対話による顧客との信頼関係の構築を第一に置き、共感する顧客を増やし、徐々に深いコミュニケーションヘと誘導するというのがA商店のサイトづくりのシナリオです。
(4)ASPを活用して廉価に高機能サイトを構築
A商店のモバイルサイトのもう1つの特徴はサイト構築方法です。
サイト構築ASPとショッピングASP、メール配信ASPを組み合わせるだけで、特別なカスタマイズをすることなくリッチでユーザビリティの高いサイトを構築しています。
まずはメルマガ登録者を増やし、じっくりとコミュニケーションをして、その結果をレビューするための最小限のツールから始めようと判断したためです。
高機能システムを導入するのは、サイト運営を通じて自社の「相場観」ができあがってからと割り切りました。
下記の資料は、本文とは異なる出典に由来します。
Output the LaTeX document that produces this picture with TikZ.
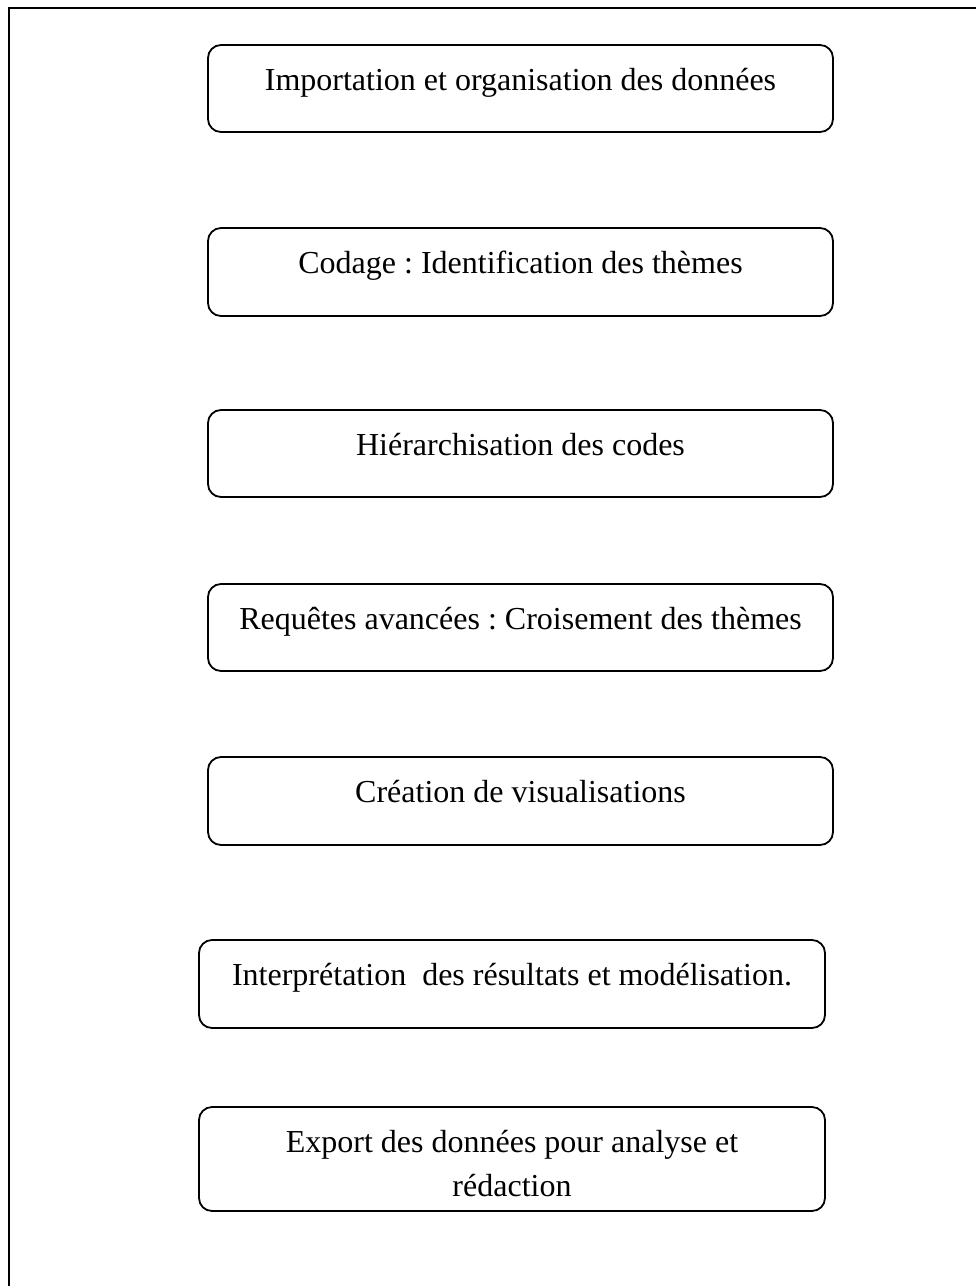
\documentclass[tikz,border=0pt]{standalone}
\usepackage{fontspec}
\setmainfont{Liberation Serif}
\frenchspacing
\usetikzlibrary{calc}
\begin{document}
\begin{tikzpicture}[x=1pt,y=-1pt,
  stepbox/.style={draw=black,line width=1.8pt,rounded corners=13pt,rectangle,inner sep=0pt},
  steptext/.style={anchor=base,inner sep=0pt,align=center,font=\fontsize{32}{44}\selectfont},
  frameline/.style={draw=black,line width=2.6pt}]
\useasboundingbox (0,0) rectangle (976,1286);
% open frame: top and left edges only
\coordinate (ftr) at (976,8);
\coordinate (ftl) at (9,8);
\coordinate (fbl) at (9,1286);
\draw[frameline] (ftr) -- (ftl) -- (fbl);
% step boxes
\node[stepbox,minimum width=625pt,minimum height=87pt] (b1) at (520.5,88.5) {};
\node[stepbox,minimum width=625pt,minimum height=88pt] (b2) at (520.5,272) {};
\node[stepbox,minimum width=625pt,minimum height=87pt] (b3) at (520.5,453.5) {};
\node[stepbox,minimum width=625pt,minimum height=87pt] (b4) at (520.5,627.5) {};
\node[stepbox,minimum width=625pt,minimum height=88pt] (b5) at (520.5,801) {};
\node[stepbox,minimum width=626pt,minimum height=88pt] (b6) at (512,984) {};
\node[stepbox,minimum width=626pt,minimum height=104pt] (b7) at (512,1159) {};
% labels, first baseline about 46 below each box top
\node[steptext] (t1) at ($(b1.north)+(0,46)$) {Importation et organisation des données};
\node[steptext] (t2) at ($(b2.north)+(0,46)$) {Codage : Identification des thèmes};
\node[steptext] (t3) at ($(b3.north)+(0,46)$) {Hiérarchisation des codes};
\node[steptext] (t4) at ($(b4.north)+(0,46)$) {Requêtes avancées : Croisement des thèmes};
\node[steptext] (t5) at ($(b5.north)+(0,46)$) {Création de visualisations};
\node[steptext] (t6) at ($(b6.north)+(0,46)$) {Interprétation\ \ des résultats et modélisation.};
% two-line label: base anchor sits on the last line
\node[steptext] (t7) at ($(b7.north)+(0,90)$) {Export des données pour analyse et\\rédaction};
\end{tikzpicture}
\end{document}
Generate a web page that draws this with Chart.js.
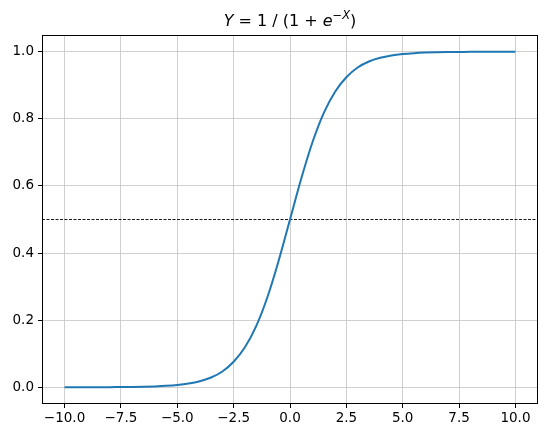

また、サイトの企画・構築には顧客対応に関わる社員全員が参加し、コーナー企画やアイディアを持ち寄りました。
顧客の姿を具体的にイメージすることのできるスタッフだからこそのアイディアや配慮があちこちに見られます。
サイトヘの誘導チラシでは「QRコードの撮影の仕方」をはじめての人でもわかるように丁寧に説明しました。
また、想定中心顧客である30~40 代主婦にはパケット定額プランを利用していない層も多くいるだろうと仮定し、サイト各所にパケット代負担についての注意書きを設置しました。
さらに従量課金プランの方のパケット代負担が膨らまないよう、1ページあたりのファイルサイズを極限まで小さくしました。